Mulder believes in egresses? Like… Djelibeybian waterbirds?
Or just… exits?
Or female egrets?
Wouldn’t a female egret be an egrette?
Not if there’s more than one?
Mulder saw an egress at Professor Monty Bladder’s three ring circus.
and once again you’ve made me tickled pink with the phrase “well DUH like a Protestant would manifest the Stigmata…”
THIS CATHOLIC geek thanks you Madame, yet AGAIN 🙂
The recycling symbol on the paper shredder is perfect. OH NO WAY
Also, I think this is the first time we’ve seen Scully’s cross in this comic… Just sayin’. 🙂
There’s a t-shirt motto somewhere in that last panel. “God and vampires are the two coolest things?” – Maybe under a picture of Kolchak because, well, why not?
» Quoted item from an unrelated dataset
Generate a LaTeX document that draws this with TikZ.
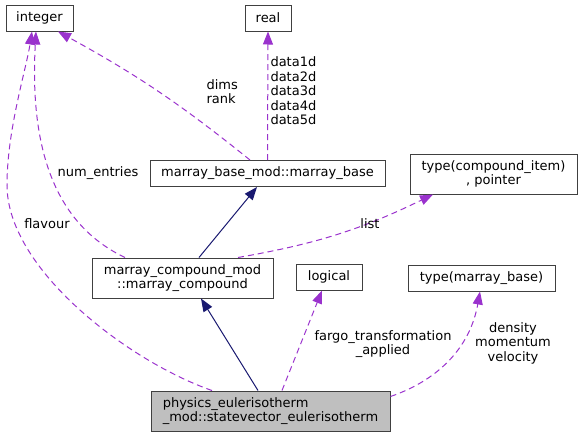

No, wait: SCULLY dressed as Kolchak.
Entirely perfect!
That last panel was pure. gold.
I love “Offer it up,” because they always said that when they didn’t have an answer.
Plus, The Rapture is one of the best bad movies ever.
The Rapture is an awesome movie with naked David Duchovny in it that was nearly ruined for me by seeing it at an atheist film festival in a theater full of beardy guys who felt the need to periodically shout at the screen about how dumb Rapture mythology is.
I bet they all had YouTube channels.
…Why would people go to a movie in order to shout at the screen? Isn’t that one of the pleasures of watching it at home?
This is one of my favorite MOTW strips ever. And yes, God and vampires ARE the two coolest things.
As long as that list does not include SPARKLY vampires, I’m good
Sparkly vampires are the worst. (Unless God is smiting them, directly or by proxy.)
How could you do this episode and completely leave out Owen Jarvis? Scully flippin’ sniffs his corpse and says it smells floral; if that’s not MOTW material I don’t know what is.
I like how Scully doesn’t say that what the killer wants to do is wrong, just that it’s overcomplicated.
Aw man. This one’s not for sale? Scully’s first activation of her Catholicism is just too great here!
Sorry about that! Link button added!
“Well, duh. Like a Protestant would manifest the stigmata.”
YESSS, hahaha. This (and the religious episodes in general) bug me so much because of how little sense they make — and how totally in the dark they seem about it not making any sense. The only really decent (imaginatively/religiously) religious episode was “Signs and Wonders” in the 7th season, written by Jeffrey Bell, in homage to Flannery O’Connor. You really think the show would have made more use of Southern Gothic.
The worst part of this episode is when Mulder and Scully are in the motel room discussing bilocation. Scully: “How Kevin was able to be in two places at once … just like St. Ignatius was able to do in the Bible.” Mulder: “That was in the Bible. It’s a parable, it’s a metaphor for the truth, not the truth itself.”
Augggggghhhhh. There are two major St. Ignatius’s — St. Ignatius of Antioch lived in the 1st century and his letters are some of the first documents of the early Church in the first generation after the apostles, but he’s not in “the Bible.” And there’s no tradition of bilocation associated with him. St. Ignatius of Loyola (16th century) is so far from being “in the Bible” its not even funny! In any case there’s no tradition of him having bilocated, anyway. And Mulder — parables are the moralistic stories Jesus told. Nothing else in the Bible — whether you believe it’s true or not — is called a parable.
This whole exchange is so bad I don’t understand how it made it off the page. Didn’t they have any editors with even a modicum of religious literacy?
I love your work, and it’s so fun to see people experience and discuss the show again. Kudos!